Há três questões essenciais, as duas primeiras mais relevantes do que a
terceira, que ensombram irremediavelmente a génese deste acordo e que me faz
pensar na necessidade de aprendermos a definir a nossa alocação de recursos em
função de cenários cada vez menos favoráveis para uma economia de pequena
dimensão, mesmo que com uma longa história, como Portugal.
As três questões a que me refiro são incomparavelmente mais negras do que a
acusação que se tem ouvido nos últimos dias de que a Europa é simplesmente o
mercado interno ou único.
A primeira questão, aliás brilhantemente enunciada num dos artigos que
Teresa de Sousa dedicou ao rescaldo do acordo no Público (sempre com uma outra
elevação e qualidade do que o apresentado pela arraia miúda do jornalismo que
se ocupa em Portugal destas coisas), (link aqui e aqui), está relacionada com os motivos que
subjazem ao comportamento dos chamados frugais. Particularmente os Países
Baixos, já que os restantes socialistas escandinavos, há muito que não têm memória
do socialismo de Olof Palme, estão reféns de situações minoritárias de governo,
reagindo por pura realidade defensiva face aos espirros da extrema-direita ou
da direita anti-europeísta e xenófoba. São uma espécie de PP espanhol reagindo
em função da apropriação de eleitorado que o VOX foi comendo nas bases mais
retrógradas do PP. Todos os passos europeus são medidos em função da
sensibilidade do eleitorado que alimenta o ressurgimento político das forças de
direita. Por isso, a tática da reivindicação dos descontos foi acionada e se
colocou em cima da mesa a possibilidade de pedir explicações sobre o modo como
(obviamente os endividados do sul) os países se afastarem dos planos de
recuperação apresentados em Bruxelas. Estes personagens tipo Rutte vão
compreender demasiado tarde que os eleitorados irão sempre preferir os
originais às cópias, mesmo que rosnem a bom rosnar nas negociações em Bruxelas.

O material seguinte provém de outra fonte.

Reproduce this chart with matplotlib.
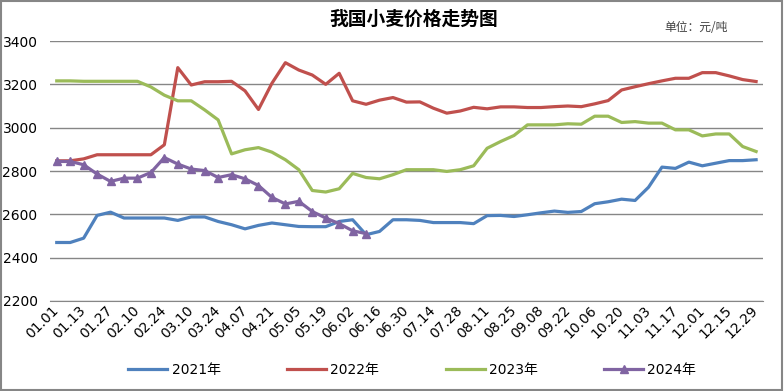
import matplotlib
matplotlib.use('Agg')
import matplotlib.pyplot as plt
from matplotlib.patches import Rectangle

plt.rcParams['font.family'] = ['DejaVu Sans', 'Noto Sans CJK SC']

tick_labels = ['01.01', '01.13', '01.27', '02.10', '02.24', '03.10', '03.24', '04.07', '04.21',
               '05.05', '05.19', '06.02', '06.16', '06.30', '07.14', '07.28', '08.11', '08.25',
               '09.08', '09.22', '10.06', '10.20', '11.03', '11.17', '12.01', '12.15', '12.29']

y2021 = [2470, 2470, 2490, 2595, 2610, 2583, 2583, 2583, 2583, 2572, 2588, 2588, 2567, 2552,
         2533, 2549, 2560, 2552, 2544, 2543, 2543, 2567, 2575, 2506, 2521, 2575, 2575, 2572,
         2562, 2562, 2562, 2557, 2594, 2595, 2590, 2598, 2607, 2615, 2609, 2613, 2649, 2658,
         2670, 2664, 2725, 2818, 2812, 2841, 2824, 2836, 2848, 2848, 2852]
y2022 = [2847, 2847, 2856, 2875, 2875, 2875, 2875, 2875, 2921, 3277, 3197, 3212, 3212, 3214,
         3170, 3084, 3205, 3300, 3266, 3243, 3200, 3251, 3124, 3108, 3127, 3139, 3118, 3119,
         3090, 3067, 3077, 3094, 3087, 3096, 3096, 3093, 3093, 3097, 3100, 3097, 3110, 3125,
         3174, 3189, 3203, 3216, 3228, 3228, 3254, 3254, 3239, 3222, 3213]
y2023 = [3216, 3216, 3214, 3214, 3214, 3214, 3214, 3188, 3150, 3124, 3124, 3082, 3036, 2879,
         2898, 2908, 2887, 2852, 2806, 2710, 2703, 2718, 2789, 2770, 2764, 2783, 2806, 2806,
         2806, 2798, 2806, 2824, 2905, 2936, 2964, 3013, 3013, 3013, 3018, 3016, 3053, 3053,
         3024, 3028, 3021, 3021, 2990, 2990, 2962, 2971, 2971, 2913, 2890]
y2024 = [2844, 2844, 2829, 2786, 2752, 2767, 2767, 2793, 2862, 2832, 2809, 2802, 2770, 2783,
         2764, 2733, 2678, 2648, 2660, 2613, 2583, 2557, 2524, 2511]

fig = plt.figure(figsize=(7.84, 3.91), dpi=100)
ax = fig.add_axes([0.0638, 0.2302, 0.9092, 0.6649])

x = list(range(len(y2021)))
ax.plot(x, y2021, color='#4F81BD', lw=2.3, label='2021年')
ax.plot(x, y2022, color='#C0504D', lw=2.3, label='2022年')
ax.plot(x, y2023, color='#9BBB59', lw=2.3, label='2023年')
ax.plot(range(len(y2024)), y2024, color='#8064A2', lw=2.3, marker='^', ms=5.5,
        label='2024年')

ax.set_xlim(-0.5, len(y2021) - 0.5)
ax.set_ylim(2200, 3400)
ax.set_yticks(range(2200, 3401, 200))
ax.yaxis.grid(True, color='#868686', lw=1)
ax.set_axisbelow(True)
for s in ['left', 'right', 'top']:
    ax.spines[s].set_visible(False)
ax.spines['bottom'].set_color('#868686')
ax.tick_params(axis='y', length=0, pad=9, labelsize=10)
ax.set_xticks(range(0, len(y2021), 2))
ax.set_xticklabels(tick_labels, rotation=45, ha='right', va='center',
                   rotation_mode='anchor', fontsize=10)
ax.tick_params(axis='x', length=0, pad=5)

fig.text(0.528, 0.952, '我国小麦价格走势图', ha='center', va='center', fontsize=13.5,
         fontweight='bold', family=['Noto Sans CJK SC'])
fig.text(0.888, 0.93, '单位：元/吨', ha='center', va='center', fontsize=8.5,
         color='#404040', family=['Noto Sans CJK SC'])

fig.legend(loc='center', bbox_to_anchor=(0.526, 0.054), ncol=4, frameon=False,
           fontsize=10, handlelength=2.8, handletextpad=0.3, columnspacing=4.8)

fig.patches.append(Rectangle((0.001, 0.002), 0.997, 0.996, transform=fig.transFigure,
                             fill=False, edgecolor='#868686', lw=1.5))

fig.savefig('out.png', dpi=100)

A segunda questão resulta da trágica incapacidade das instituições europeias
não resolverem em sede própria as derivas democráticas da Hungria e Polónia e
outros se seguirão e permitirem que uma negociação deste alcance possa ser
contaminada por esse contágio. Tenho a convicção de que esta questão vai acabar
mal e o motivo é claramente deixar o fogo crepitar sem o esmagar atempadamente.
A terceira questão que ensombra este acordo é o desplante de certos países
quererem assumir o tom intimidatório dos diretórios europeus durante a ascensão
e malefícios das troikas. É uma degenerescência clara das instituições
comunitárias, que não foi expurgada nem com os mea culpas dos Schöbles
deste mundo. Está lá, é assustadora pelo que representa de um pouco admirável mundo
novo que nos espera no relacionamento internacional.
Por isso, tem sentido encimar este post com o gráfico que indica
(fonte Comissão Europeia) os ganhos per capita que os diferentes países auferem
com o mercado único europeu.
Tanta hipocrisia dá azia. Preciso de uma pastilha.